# Given material
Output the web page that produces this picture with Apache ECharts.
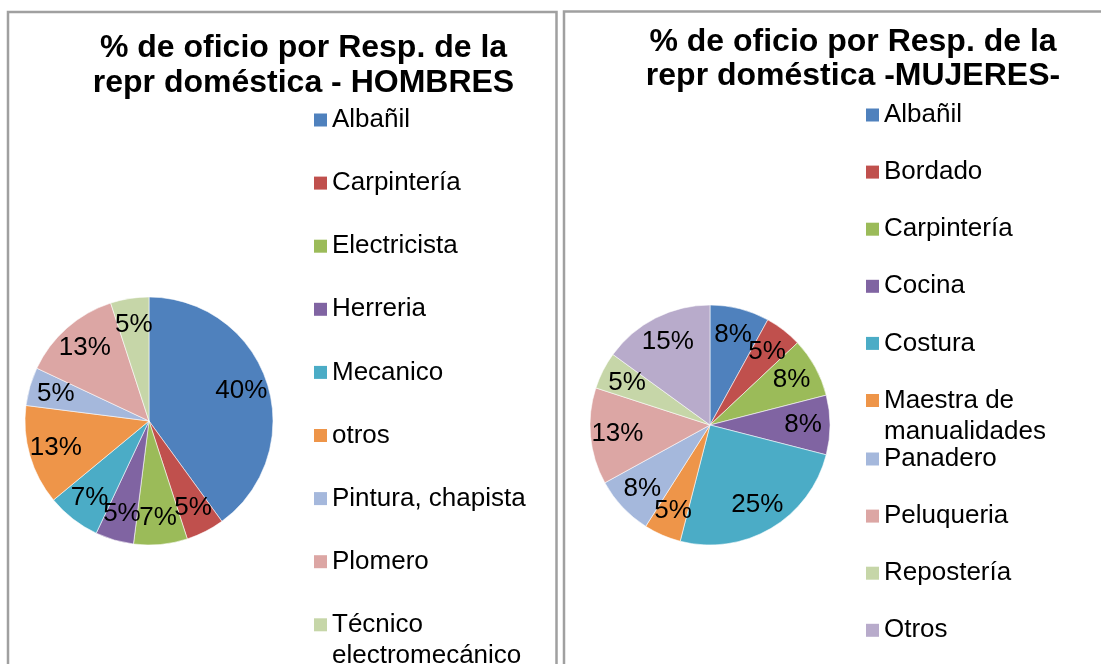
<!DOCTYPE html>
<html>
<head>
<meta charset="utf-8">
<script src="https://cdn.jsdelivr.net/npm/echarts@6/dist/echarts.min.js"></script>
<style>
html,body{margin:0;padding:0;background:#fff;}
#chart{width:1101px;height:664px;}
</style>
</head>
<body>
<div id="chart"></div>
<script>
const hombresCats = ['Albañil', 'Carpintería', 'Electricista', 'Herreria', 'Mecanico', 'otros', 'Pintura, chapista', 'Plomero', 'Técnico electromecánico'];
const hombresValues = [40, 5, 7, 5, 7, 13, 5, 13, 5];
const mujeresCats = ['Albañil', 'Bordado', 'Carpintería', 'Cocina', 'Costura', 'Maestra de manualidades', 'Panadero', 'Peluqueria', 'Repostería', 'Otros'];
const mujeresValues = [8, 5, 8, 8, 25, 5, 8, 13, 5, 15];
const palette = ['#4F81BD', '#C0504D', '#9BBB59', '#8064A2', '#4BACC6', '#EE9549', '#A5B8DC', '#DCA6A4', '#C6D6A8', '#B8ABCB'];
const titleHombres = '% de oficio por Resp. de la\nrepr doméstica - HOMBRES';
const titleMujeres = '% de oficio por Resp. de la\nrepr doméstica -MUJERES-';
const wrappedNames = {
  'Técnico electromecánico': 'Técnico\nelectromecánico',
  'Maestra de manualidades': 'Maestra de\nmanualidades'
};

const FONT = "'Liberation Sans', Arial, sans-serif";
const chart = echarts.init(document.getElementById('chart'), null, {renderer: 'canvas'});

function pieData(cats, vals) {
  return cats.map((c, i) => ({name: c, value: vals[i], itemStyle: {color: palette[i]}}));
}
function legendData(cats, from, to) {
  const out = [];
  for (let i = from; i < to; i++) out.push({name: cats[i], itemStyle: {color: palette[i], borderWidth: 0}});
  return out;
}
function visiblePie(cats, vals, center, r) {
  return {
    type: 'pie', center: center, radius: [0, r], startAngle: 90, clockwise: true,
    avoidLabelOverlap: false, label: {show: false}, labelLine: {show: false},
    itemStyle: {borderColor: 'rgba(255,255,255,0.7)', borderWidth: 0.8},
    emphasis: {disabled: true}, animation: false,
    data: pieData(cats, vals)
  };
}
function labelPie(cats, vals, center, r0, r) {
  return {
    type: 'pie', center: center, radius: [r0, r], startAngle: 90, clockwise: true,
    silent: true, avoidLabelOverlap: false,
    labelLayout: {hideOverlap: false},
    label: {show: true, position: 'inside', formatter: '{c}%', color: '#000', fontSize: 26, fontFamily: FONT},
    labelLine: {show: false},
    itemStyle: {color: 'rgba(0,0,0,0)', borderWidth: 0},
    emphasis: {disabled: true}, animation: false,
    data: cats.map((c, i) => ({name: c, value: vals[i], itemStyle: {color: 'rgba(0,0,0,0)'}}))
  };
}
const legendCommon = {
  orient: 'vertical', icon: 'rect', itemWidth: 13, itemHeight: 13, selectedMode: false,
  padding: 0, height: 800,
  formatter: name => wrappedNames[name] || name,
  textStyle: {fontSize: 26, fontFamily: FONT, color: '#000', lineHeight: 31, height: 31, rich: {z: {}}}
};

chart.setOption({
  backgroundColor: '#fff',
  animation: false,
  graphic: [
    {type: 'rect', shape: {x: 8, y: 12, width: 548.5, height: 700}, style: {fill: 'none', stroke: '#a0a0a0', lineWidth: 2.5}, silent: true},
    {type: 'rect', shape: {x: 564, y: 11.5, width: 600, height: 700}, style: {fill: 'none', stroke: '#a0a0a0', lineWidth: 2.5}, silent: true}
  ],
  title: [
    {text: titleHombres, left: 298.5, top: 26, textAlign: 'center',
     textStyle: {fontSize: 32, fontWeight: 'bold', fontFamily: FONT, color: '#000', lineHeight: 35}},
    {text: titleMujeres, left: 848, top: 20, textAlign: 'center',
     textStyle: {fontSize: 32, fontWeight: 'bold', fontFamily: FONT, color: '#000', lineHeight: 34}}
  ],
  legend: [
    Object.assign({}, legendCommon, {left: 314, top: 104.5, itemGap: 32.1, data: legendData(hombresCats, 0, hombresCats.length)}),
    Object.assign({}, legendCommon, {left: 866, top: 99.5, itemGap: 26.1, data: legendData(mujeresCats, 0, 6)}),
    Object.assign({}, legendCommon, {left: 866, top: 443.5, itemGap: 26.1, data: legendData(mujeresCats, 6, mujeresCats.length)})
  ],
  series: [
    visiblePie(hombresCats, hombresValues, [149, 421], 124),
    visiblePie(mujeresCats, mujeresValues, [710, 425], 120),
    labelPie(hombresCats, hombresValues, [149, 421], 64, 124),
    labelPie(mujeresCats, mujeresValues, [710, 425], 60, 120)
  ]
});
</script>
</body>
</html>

# Given problem
Transcribe the whole listing exactly. Pictures are excluded.

# Completed task
Output the web page that produces this picture with Apache ECharts.
<!DOCTYPE html>
<html>
<head>
<meta charset="utf-8">
<script src="https://cdn.jsdelivr.net/npm/echarts@6/dist/echarts.min.js"></script>
<style>
html,body{margin:0;padding:0;background:#fff;}
#chart{width:1101px;height:664px;}
</style>
</head>
<body>
<div id="chart"></div>
<script>
const hombresCats = ['Albañil', 'Carpintería', 'Electricista', 'Herreria', 'Mecanico', 'otros', 'Pintura, chapista', 'Plomero', 'Técnico electromecánico'];
const hombresValues = [40, 5, 7, 5, 7, 13, 5, 13, 5];
const mujeresCats = ['Albañil', 'Bordado', 'Carpintería', 'Cocina', 'Costura', 'Maestra de manualidades', 'Panadero', 'Peluqueria', 'Repostería', 'Otros'];
const mujeresValues = [8, 5, 8, 8, 25, 5, 8, 13, 5, 15];
const palette = ['#4F81BD', '#C0504D', '#9BBB59', '#8064A2', '#4BACC6', '#EE9549', '#A5B8DC', '#DCA6A4', '#C6D6A8', '#B8ABCB'];
const titleHombres = '% de oficio por Resp. de la\nrepr doméstica - HOMBRES';
const titleMujeres = '% de oficio por Resp. de la\nrepr doméstica -MUJERES-';
const wrappedNames = {
  'Técnico electromecánico': 'Técnico\nelectromecánico',
  'Maestra de manualidades': 'Maestra de\nmanualidades'
};

const FONT = "'Liberation Sans', Arial, sans-serif";
const chart = echarts.init(document.getElementById('chart'), null, {renderer: 'canvas'});

function pieData(cats, vals) {
  return cats.map((c, i) => ({name: c, value: vals[i], itemStyle: {color: palette[i]}}));
}
function legendData(cats, from, to) {
  const out = [];
  for (let i = from; i < to; i++) out.push({name: cats[i], itemStyle: {color: palette[i], borderWidth: 0}});
  return out;
}
function visiblePie(cats, vals, center, r) {
  return {
    type: 'pie', center: center, radius: [0, r], startAngle: 90, clockwise: true,
    avoidLabelOverlap: false, label: {show: false}, labelLine: {show: false},
    itemStyle: {borderColor: 'rgba(255,255,255,0.7)', borderWidth: 0.8},
    emphasis: {disabled: true}, animation: false,
    data: pieData(cats, vals)
  };
}
function labelPie(cats, vals, center, r0, r) {
  return {
    type: 'pie', center: center, radius: [r0, r], startAngle: 90, clockwise: true,
    silent: true, avoidLabelOverlap: false,
    labelLayout: {hideOverlap: false},
    label: {show: true, position: 'inside', formatter: '{c}%', color: '#000', fontSize: 26, fontFamily: FONT},
    labelLine: {show: false},
    itemStyle: {color: 'rgba(0,0,0,0)', borderWidth: 0},
    emphasis: {disabled: true}, animation: false,
    data: cats.map((c, i) => ({name: c, value: vals[i], itemStyle: {color: 'rgba(0,0,0,0)'}}))
  };
}
const legendCommon = {
  orient: 'vertical', icon: 'rect', itemWidth: 13, itemHeight: 13, selectedMode: false,
  padding: 0, height: 800,
  formatter: name => wrappedNames[name] || name,
  textStyle: {fontSize: 26, fontFamily: FONT, color: '#000', lineHeight: 31, height: 31, rich: {z: {}}}
};

chart.setOption({
  backgroundColor: '#fff',
  animation: false,
  graphic: [
    {type: 'rect', shape: {x: 8, y: 12, width: 548.5, height: 700}, style: {fill: 'none', stroke: '#a0a0a0', lineWidth: 2.5}, silent: true},
    {type: 'rect', shape: {x: 564, y: 11.5, width: 600, height: 700}, style: {fill: 'none', stroke: '#a0a0a0', lineWidth: 2.5}, silent: true}
  ],
  title: [
    {text: titleHombres, left: 298.5, top: 26, textAlign: 'center',
     textStyle: {fontSize: 32, fontWeight: 'bold', fontFamily: FONT, color: '#000', lineHeight: 35}},
    {text: titleMujeres, left: 848, top: 20, textAlign: 'center',
     textStyle: {fontSize: 32, fontWeight: 'bold', fontFamily: FONT, color: '#000', lineHeight: 34}}
  ],
  legend: [
    Object.assign({}, legendCommon, {left: 314, top: 104.5, itemGap: 32.1, data: legendData(hombresCats, 0, hombresCats.length)}),
    Object.assign({}, legendCommon, {left: 866, top: 99.5, itemGap: 26.1, data: legendData(mujeresCats, 0, 6)}),
    Object.assign({}, legendCommon, {left: 866, top: 443.5, itemGap: 26.1, data: legendData(mujeresCats, 6, mujeresCats.length)})
  ],
  series: [
    visiblePie(hombresCats, hombresValues, [149, 421], 124),
    visiblePie(mujeresCats, mujeresValues, [710, 425], 120),
    labelPie(hombresCats, hombresValues, [149, 421], 64, 124),
    labelPie(mujeresCats, mujeresValues, [710, 425], 60, 120)
  ]
});
</script>
</body>
</html>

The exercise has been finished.